***** Input material

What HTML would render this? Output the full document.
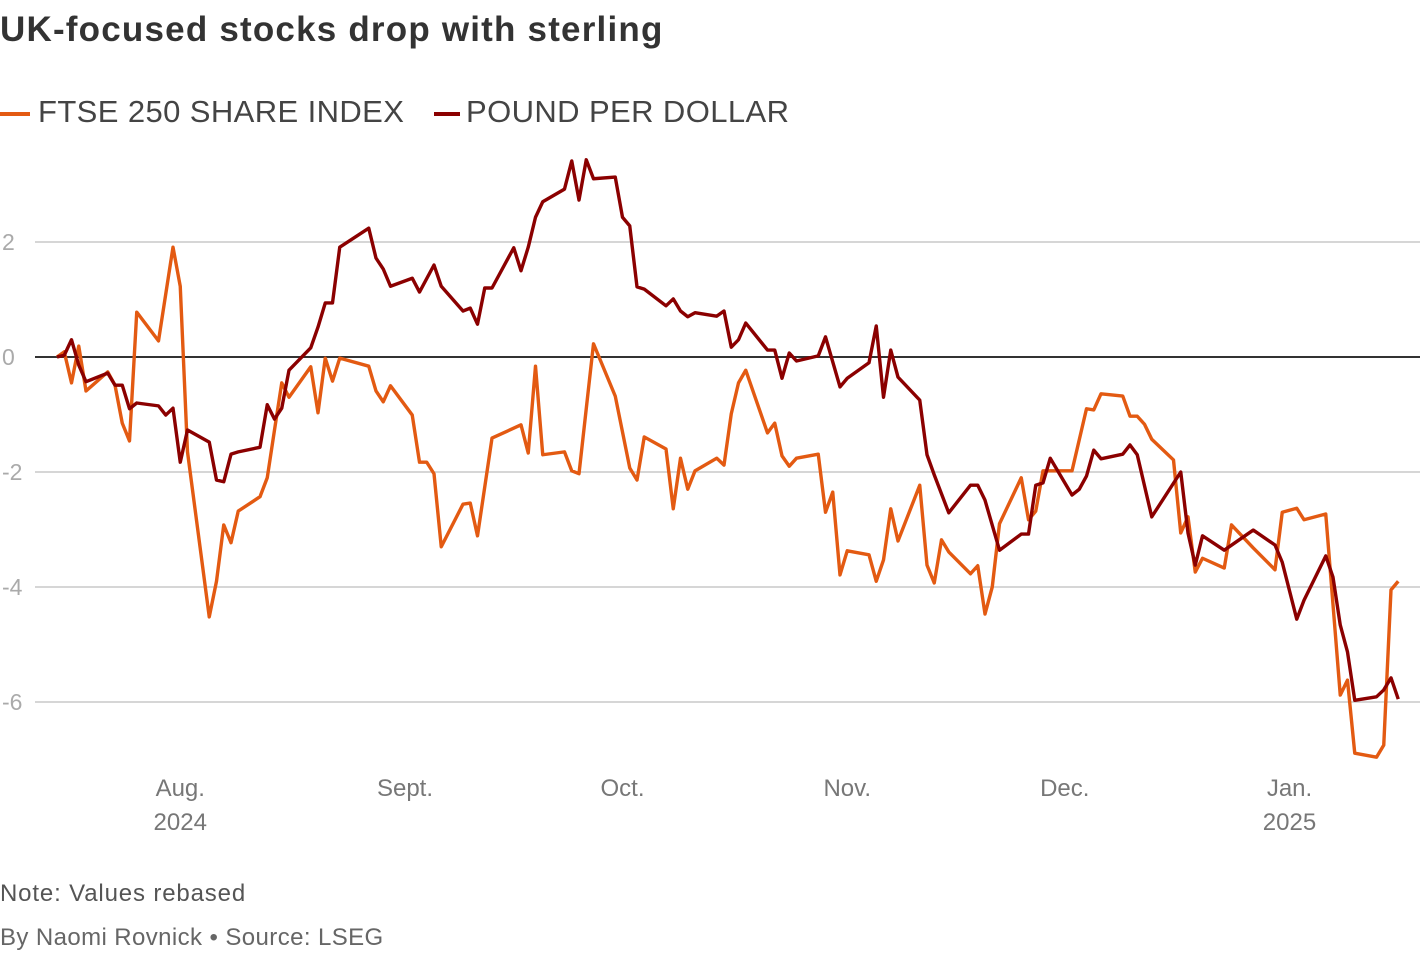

**********
***** Input material

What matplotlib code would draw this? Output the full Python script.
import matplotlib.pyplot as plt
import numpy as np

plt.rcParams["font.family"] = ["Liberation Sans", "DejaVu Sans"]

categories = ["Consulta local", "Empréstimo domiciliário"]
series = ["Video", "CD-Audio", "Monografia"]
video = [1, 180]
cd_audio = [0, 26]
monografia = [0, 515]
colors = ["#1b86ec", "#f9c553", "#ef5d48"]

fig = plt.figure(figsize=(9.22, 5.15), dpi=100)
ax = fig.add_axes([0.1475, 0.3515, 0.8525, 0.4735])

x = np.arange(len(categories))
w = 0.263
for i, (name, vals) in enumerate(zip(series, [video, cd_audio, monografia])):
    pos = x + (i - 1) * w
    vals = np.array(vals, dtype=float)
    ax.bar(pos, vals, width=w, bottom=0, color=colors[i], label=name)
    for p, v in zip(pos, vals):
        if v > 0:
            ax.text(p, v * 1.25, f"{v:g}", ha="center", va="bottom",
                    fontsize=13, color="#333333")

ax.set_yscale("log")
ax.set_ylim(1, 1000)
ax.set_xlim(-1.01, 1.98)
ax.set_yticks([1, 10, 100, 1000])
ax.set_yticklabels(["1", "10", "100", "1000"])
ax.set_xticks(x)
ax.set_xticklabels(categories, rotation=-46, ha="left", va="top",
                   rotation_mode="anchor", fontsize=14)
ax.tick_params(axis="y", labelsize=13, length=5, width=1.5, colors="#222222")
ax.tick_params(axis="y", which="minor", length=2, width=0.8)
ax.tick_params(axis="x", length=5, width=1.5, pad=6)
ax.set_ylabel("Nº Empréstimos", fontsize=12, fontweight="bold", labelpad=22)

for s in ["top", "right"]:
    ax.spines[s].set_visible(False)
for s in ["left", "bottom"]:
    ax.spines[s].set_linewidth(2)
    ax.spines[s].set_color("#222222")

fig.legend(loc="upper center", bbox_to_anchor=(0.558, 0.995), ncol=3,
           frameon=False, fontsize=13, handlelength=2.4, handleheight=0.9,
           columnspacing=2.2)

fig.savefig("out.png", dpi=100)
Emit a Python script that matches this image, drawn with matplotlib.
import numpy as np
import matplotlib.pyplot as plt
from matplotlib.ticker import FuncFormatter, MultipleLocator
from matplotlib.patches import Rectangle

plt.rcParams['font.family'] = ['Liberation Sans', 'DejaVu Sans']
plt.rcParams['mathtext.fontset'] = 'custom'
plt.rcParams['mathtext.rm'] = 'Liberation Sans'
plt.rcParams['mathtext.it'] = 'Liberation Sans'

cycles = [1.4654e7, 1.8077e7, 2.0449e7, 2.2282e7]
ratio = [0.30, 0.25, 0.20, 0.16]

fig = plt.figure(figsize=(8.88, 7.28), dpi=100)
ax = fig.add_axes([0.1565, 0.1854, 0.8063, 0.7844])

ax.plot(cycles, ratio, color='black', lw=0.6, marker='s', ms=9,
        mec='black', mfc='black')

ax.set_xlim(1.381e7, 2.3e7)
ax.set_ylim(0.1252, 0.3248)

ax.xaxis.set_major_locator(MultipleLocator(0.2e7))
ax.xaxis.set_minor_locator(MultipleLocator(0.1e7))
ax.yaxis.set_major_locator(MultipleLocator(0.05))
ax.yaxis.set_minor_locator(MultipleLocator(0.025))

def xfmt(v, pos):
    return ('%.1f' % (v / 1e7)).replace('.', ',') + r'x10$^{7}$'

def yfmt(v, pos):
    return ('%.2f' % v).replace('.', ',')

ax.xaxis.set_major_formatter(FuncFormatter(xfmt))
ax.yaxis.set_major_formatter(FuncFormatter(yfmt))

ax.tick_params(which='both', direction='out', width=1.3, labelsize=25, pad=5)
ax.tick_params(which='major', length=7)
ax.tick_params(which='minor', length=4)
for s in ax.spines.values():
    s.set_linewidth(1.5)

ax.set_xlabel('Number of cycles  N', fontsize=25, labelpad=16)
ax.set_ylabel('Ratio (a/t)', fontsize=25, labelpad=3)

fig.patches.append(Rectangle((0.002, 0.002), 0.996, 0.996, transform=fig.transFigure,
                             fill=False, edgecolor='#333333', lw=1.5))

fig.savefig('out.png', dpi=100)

**********

Return exactly the lines above from the line that has "What matplotlib code" through the line that has "ax = fig.add_axes([0.1475, 0.3515, 0.8525, 0.4735])", inclusive, and nothing else.

Response to the exercise:
What matplotlib code would draw this? Output the full Python script.
import matplotlib.pyplot as plt
import numpy as np

plt.rcParams["font.family"] = ["Liberation Sans", "DejaVu Sans"]

categories = ["Consulta local", "Empréstimo domiciliário"]
series = ["Video", "CD-Audio", "Monografia"]
video = [1, 180]
cd_audio = [0, 26]
monografia = [0, 515]
colors = ["#1b86ec", "#f9c553", "#ef5d48"]

fig = plt.figure(figsize=(9.22, 5.15), dpi=100)
ax = fig.add_axes([0.1475, 0.3515, 0.8525, 0.4735])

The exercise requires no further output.